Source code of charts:
**********

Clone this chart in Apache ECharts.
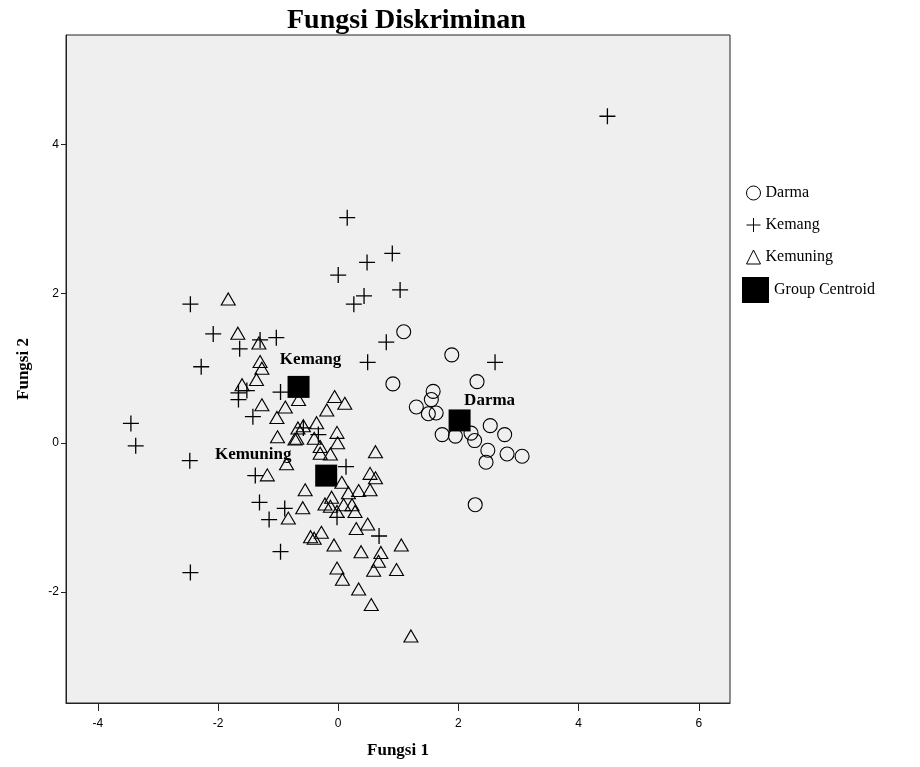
<!DOCTYPE html>
<html>
<head>
<meta charset="utf-8">
<script src="https://cdn.jsdelivr.net/npm/echarts@6/dist/echarts.min.js"></script>
<style>html,body{margin:0;padding:0;background:#fff}#c{width:920px;height:767px}</style>
</head>
<body>
<div id="c"></div>
<script>
const darma = [[1.09,1.49],[1.89,1.18],[2.31,0.82],[0.91,0.79],[1.58,0.69],[1.55,0.58],[1.30,0.48],[1.50,0.39],[1.63,0.40],[2.53,0.23],[2.77,0.11],[1.73,0.11],[1.95,0.09],[2.21,0.13],[2.27,0.03],[2.49,-0.10],[2.81,-0.15],[3.06,-0.18],[2.46,-0.26],[2.28,-0.83]];
const kemang = [[4.48,4.38],[0.15,3.02],[0.90,2.54],[0.48,2.42],[0.00,2.25],[0.43,1.97],[0.26,1.86],[1.03,2.05],[-2.46,1.86],[-2.08,1.46],[-1.64,1.26],[-1.30,1.38],[-1.03,1.41],[-2.28,1.02],[0.80,1.35],[0.49,1.08],[2.61,1.08],[-1.66,0.67],[-1.52,0.70],[-1.66,0.58],[-0.96,0.68],[-1.42,0.35],[-3.45,0.26],[-3.37,-0.04],[-2.47,-0.24],[-1.38,-0.44],[-0.33,0.11],[-0.58,0.20],[0.13,-0.32],[-1.31,-0.80],[-0.89,-0.88],[-1.15,-1.03],[-0.96,-1.46],[-2.46,-1.74],[-0.02,-1.00],[0.68,-1.25]];
const kemuning = [[-1.83,1.93],[-1.67,1.47],[-1.32,1.34],[-1.30,1.09],[-1.27,1.00],[-1.36,0.85],[-1.60,0.78],[-1.27,0.51],[-0.88,0.48],[-1.02,0.34],[-1.01,0.08],[-0.72,0.05],[-0.86,-0.28],[-1.18,-0.43],[-0.67,0.20],[-0.06,0.62],[0.11,0.53],[-0.19,0.44],[-0.66,0.58],[-0.36,0.27],[-0.58,0.23],[-0.69,0.06],[-0.40,0.06],[-0.02,0.14],[-0.01,0.00],[-0.30,-0.05],[-0.13,-0.15],[-0.30,-0.14],[0.62,-0.12],[0.53,-0.41],[0.62,-0.47],[-0.55,-0.63],[0.06,-0.53],[0.17,-0.67],[0.34,-0.64],[0.53,-0.63],[-0.59,-0.87],[-0.83,-1.01],[-0.46,-1.26],[-0.40,-1.28],[-0.11,-0.73],[-0.22,-0.82],[-0.13,-0.85],[0.09,-0.83],[0.23,-0.83],[0.28,-0.92],[-0.02,-0.92],[0.30,-1.15],[0.49,-1.09],[-0.28,-1.20],[-0.07,-1.37],[0.38,-1.46],[0.71,-1.47],[1.05,-1.37],[0.67,-1.59],[0.59,-1.71],[0.97,-1.70],[-0.02,-1.68],[0.07,-1.83],[0.34,-1.96],[0.55,-2.17],[1.21,-2.59]];
const centroidNames = ['Darma','Kemang','Kemuning'];
const centroids = [[2.02,0.30],[-0.66,0.75],[-0.20,-0.44]];
const xTicks = [-4,-2,0,2,4,6];
const yTicks = [-2,0,2,4];

const serif = '"Liberation Serif", "DejaVu Serif", serif';
const labelOffsets = [[30,-20],[12,-27],[-73,-21]];
const plus = 'path://M0,-10L0,10M-10,0L10,0';
const hollow = {color:'rgba(0,0,0,0)', borderColor:'#000', borderWidth:1.1, opacity:1};

const chart = echarts.init(document.getElementById('c'));
chart.setOption({
  animation:false,
  backgroundColor:'#fff',
  title:{text:'Fungsi Diskriminan', left:282, top:2, textStyle:{fontFamily:serif, fontWeight:'bold', fontSize:28, color:'#000'}},
  grid:{left:66, right:190, top:35, bottom:64, show:true, backgroundColor:'#efefef', borderColor:'#222', borderWidth:1},
  legend:[{
    orient:'vertical', left:741, top:180, itemWidth:14, itemHeight:14, itemGap:16,
    data:[{name:'Darma', icon:'circle'},{name:'Kemang', icon:plus},{name:'Kemuning', icon:'triangle'}],
    textStyle:{fontFamily:serif, fontSize:16, color:'#000'},
    itemStyle:{color:'rgba(0,0,0,0)', borderColor:'#000', borderWidth:1, opacity:1}
  },{
    orient:'vertical', left:737, top:272, itemWidth:27, itemHeight:26,
    data:[{name:'Group Centroid', icon:'rect'}],
    textStyle:{fontFamily:serif, fontSize:16, color:'#000'},
    itemStyle:{color:'#000', opacity:1}
  }],
  xAxis:{type:'value', min:-4.53, max:6.52, name:'Fungsi 1', nameLocation:'middle', nameGap:39,
    nameTextStyle:{fontFamily:serif, fontWeight:'bold', fontSize:17, color:'#000'},
    splitLine:{show:false},
    axisLine:{onZero:false, lineStyle:{color:'#222'}},
    axisTick:{show:true, length:8, lineStyle:{color:'#222'}, customValues:xTicks},
    axisLabel:{customValues:xTicks, fontFamily:'"Liberation Sans", Arial, sans-serif', fontSize:12, color:'#000', margin:15}
  },
  yAxis:{type:'value', min:-3.49, max:5.47, name:'Fungsi 2', nameLocation:'middle', nameGap:34,
    nameTextStyle:{fontFamily:serif, fontWeight:'bold', fontSize:17, color:'#000'},
    splitLine:{show:false},
    axisLine:{onZero:false, lineStyle:{color:'#222'}},
    axisTick:{show:true, length:5, lineStyle:{color:'#222'}, customValues:yTicks},
    axisLabel:{customValues:yTicks, fontFamily:'"Liberation Sans", Arial, sans-serif', fontSize:12, color:'#000', margin:7}
  },
  series:[
    {name:'Darma', type:'scatter', symbol:'circle', symbolSize:14, data:darma, itemStyle:hollow},
    {name:'Kemang', type:'scatter', symbol:plus, symbolSize:16, data:kemang, itemStyle:{color:'rgba(0,0,0,0)', borderColor:'#000', borderWidth:1.3, opacity:1}},
    {name:'Kemuning', type:'scatter', symbol:'triangle', symbolSize:[14,12], data:kemuning, itemStyle:hollow},
    {name:'Group Centroid', type:'scatter', symbol:'rect', symbolSize:22, z:5,
      itemStyle:{color:'#000', opacity:1},
      data:centroids.map((c,i)=>({value:c, name:centroidNames[i],
        label:{show:true, position:'inside', offset:labelOffsets[i], formatter:centroidNames[i],
          fontFamily:serif, fontWeight:'bold', fontSize:17, color:'#000'}}))
    }
  ]
});
</script>
</body>
</html>
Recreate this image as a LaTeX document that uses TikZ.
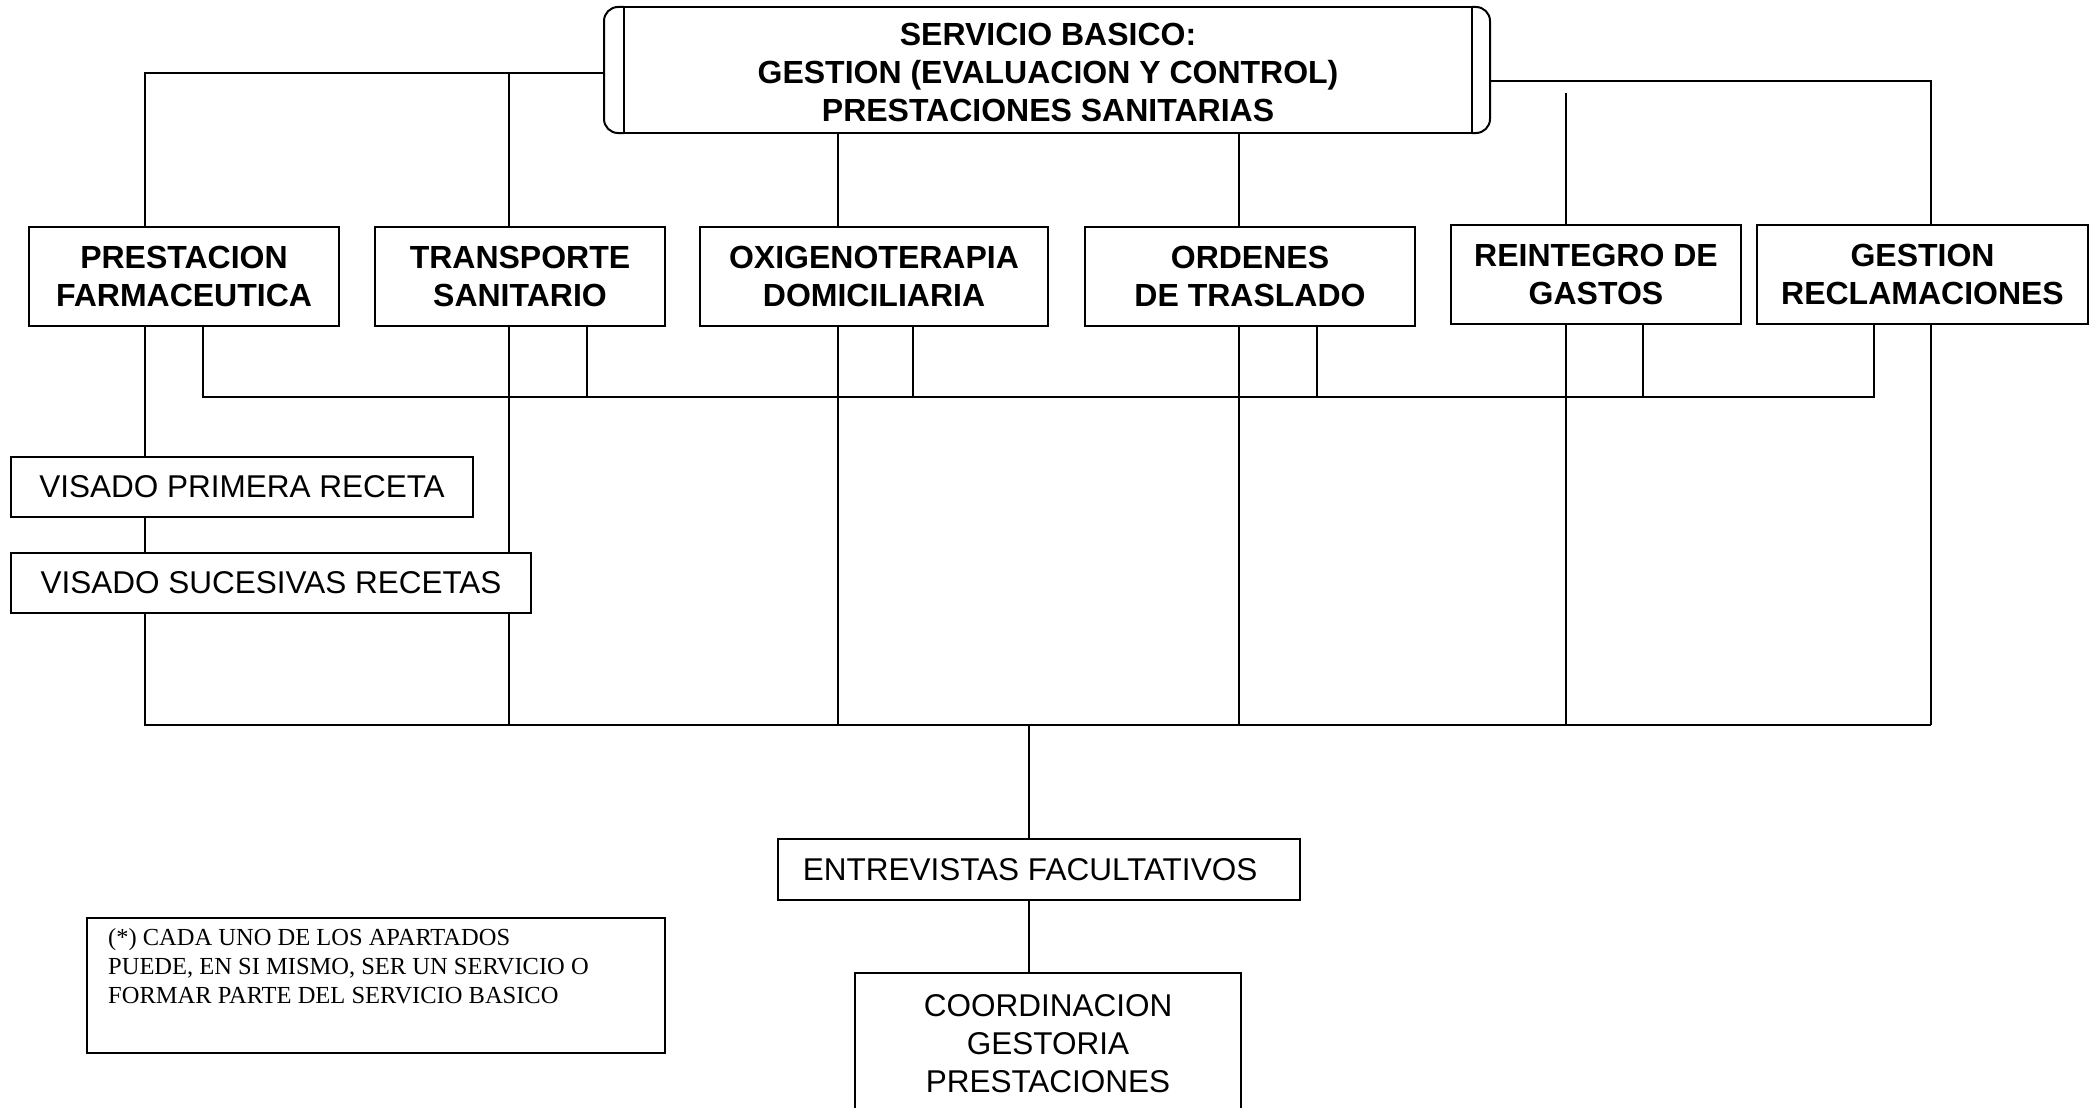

**********

→ WHAT THE TASK REQUIRES
Your reply is one number: how many lines of the records above contain the word "this".

→ FINISHED ANSWER
2